Competitive markets are supposed to boost the availability of lower and lowest price options for consumers. But PBMs may exclude certain lower-cost biosimilar drugs from coverage, instead opting for private-label options that are not the lowest cost. Here, PBMs partner with manufacturers to commercialize their own private-label biosimilars. This happened in April 2024 when the PBM CVS Caremark launched private-label versions of a Humira-referenced biosimilar, while excluding several other biosimilars and branded Humira. In turn, this led to an increase in the number of prescriptions for private-label biosimilars. Two similarly large PBMs followed suit with their own private-label products.
A similar scenario is now playing out with respect to Johnson & Johnson’s branded Stelara (ustekinumab) and referenced biosimilars. Like Humira, Stelara is prescribed for several autoimmune conditions. Following legal settlements that allowed for their entry, four biosimilars have launched in 2025. Others have been FDA-approved but aren’t yet on the market. The products have list price discounts that are 5% to 95% lower than Stelara’s list or wholesale acquisition cost price.
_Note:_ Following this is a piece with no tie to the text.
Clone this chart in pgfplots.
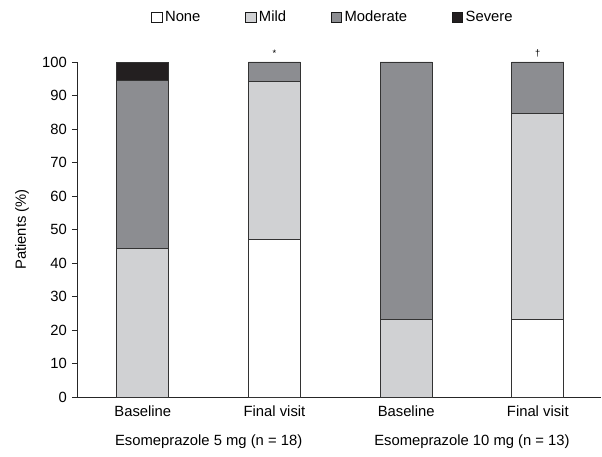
\documentclass[border=0pt]{standalone}
\usepackage{pgfplots}
\pgfplotsset{compat=1.18}
\usepackage{fontspec}
\setmainfont{Liberation Sans}
\definecolor{cmild}{HTML}{D0D1D3}
\definecolor{cmod}{HTML}{8C8D91}
\definecolor{csev}{HTML}{231F20}
\newcommand{\ff}{\fontsize{11.1}{13}\selectfont}
\begin{document}
\ff
\begin{tikzpicture}
\begin{axis}[
  scale only axis,
  width=393pt, height=251.25pt,
  ybar stacked,
  bar width=0.395,
  xmin=-0.5, xmax=3.48,
  ymin=0, ymax=100,
  axis x line*=bottom, axis y line*=left,
  axis line style={black!85, line width=0.6pt},
  xtick={0,1,2,3},
  xticklabels={Baseline, Final visit, Baseline, Final visit},
  xtick style={draw=none},
  ytick={0,10,...,100},
  ytick style={black!85, line width=0.6pt},
  tick align=outside,
  major tick length=3.75pt,
  /pgf/number format/assume math mode=true,
  ticklabel style={font=\ff},
  xticklabel style={yshift=1pt},
  ylabel={Patients (\%)},
  ylabel style={at={(rel axis cs:0,0.5)}, anchor=center, rotate=0, yshift=41.25pt, font=\ff},
  legend columns=4,
  legend style={draw=none, at={(rel axis cs:0.489,1)}, anchor=center, yshift=33.25pt,
    /tikz/every even column/.append style={column sep=31.5pt},
    font=\ff, inner sep=0pt},
  clip=false,
  sq/.style={legend image code/.code={\draw[##1, draw=black!90, line width=0.6pt] (0pt,-3.8pt) rectangle (7.8pt,4pt);}},
]
\addplot[sq, fill=white, draw=black!80, line width=0.6pt] coordinates {(0,0) (1,47.06) (2,0) (3,23.08)};
\addplot[sq, fill=cmild, draw=black!80, line width=0.6pt] coordinates {(0,44.44) (1,47.06) (2,23.08) (3,61.54)};
\addplot[sq, fill=cmod, draw=black!80, line width=0.6pt] coordinates {(0,50) (1,5.88) (2,76.92) (3,15.38)};
\addplot[sq, fill=csev, draw=black!80, line width=0.6pt] coordinates {(0,5.56) (1,0) (2,0) (3,0)};
\legend{None, Mild, Moderate, Severe}
\node[anchor=center, yshift=-33.5pt] at (axis cs:0.5,0) {Esomeprazole 5 mg (n = 18)};
\node[anchor=center, yshift=-33.5pt] at (axis cs:2.5,0) {Esomeprazole 10 mg (n = 13)};
\node[anchor=south, yshift=0pt, font=\fontsize{7}{8}\selectfont] at (axis cs:1,100) {*};
\node[anchor=south, yshift=0pt, font=\fontsize{7}{8}\selectfont] at (axis cs:3,100) {†};
\coordinate (bbll) at ([xshift=-57.75pt, yshift=-45pt]rel axis cs:0,0);
\coordinate (bbur) at ([xshift=0.75pt, yshift=46.5pt]rel axis cs:1,1);
\end{axis}
\pgfresetboundingbox
\path[use as bounding box] (bbll) rectangle (bbur);
\end{tikzpicture}
\end{document}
Among the launched biosimilars are private-label versions. For example, OptumRx—a subsidiary of UnitedHealth Group—launched a private label Stelara biosimilar called Wezlana through its Nuvaila business. It did this offering both a high- and low-list priced version, one that is 81% off of Stelara’s WAC and one that is just 5% lower. The low-list price version is still higher than what the independent PBM MedImpact is offering on its formulary for next year, an unbranded biosimilar available to any licensed specialty pharmacy in the U.S. at a 95% discount from Stelara.
The two-price approach that OptumRx has adopted highlights the confusing way in which drugs are priced in the U.S. and how patients can be negatively impacted. We’ve witnessed this strategy before with Humira-referenced biosimilars. The first such product, Amjevita, was launched in 2023 at two different list prices, a discount of 5% and 55%, respectively, compared to the price of Humira. Meanwhile, the biosimilar Yusimry has an 85% discount, yet is excluded from OptumRx’s formulary.
Regarding Amjevita, employers and health plans who contract with OptumRx have a choice to make: Do they prioritize low net cost or a high WAC coupled with high rebates. Rebates are payments made by drug manufacturers to PBMs in exchange for moving market share towards a “preferred” product. PBMs share rebates with those with whom they contract. The majority of employers and health plans tend to go high WAC/rebate versions, but then patients with co-insurance–calculated as a percentage of WAC–pay more out-of-pocket.
Whether favoring high list price biosimilars or private-label versions, PBMs introduce perverse incentives into the system. In the case of the private-label strategy, they now have a direct revenue stake in biosimilar sales through affiliated companies that manufacture and distribute their products. And this presents potential conflicts of interest if PBMs steer prescribing toward their own products without full transparency to those with whom they contract–employers and health plans–regarding why certain products were chosen or preferred and not others. Biosimilar manufacturers who don’t reach agreements with these PBMs may be excluded altogether from coverage or only have (severely) restricted access.
Broadly speaking, competitive markets have numerous sellers and buyers, all of whom have relevant information to make rational decisions about the products being bought and sold. There’s market (information) transparency, and firms can freely enter or exit the market. Very few markets are perfectly competitive. But in a properly functioning economy, most markets for most goods exhibit a high degree of competitiveness. This isn’t invariably the case with prescription pharmaceuticals and particularly with respect to biosimilars. Drug makers and payers are both to blame for entrance barriers, information asymmetry and often non-transparent pricing.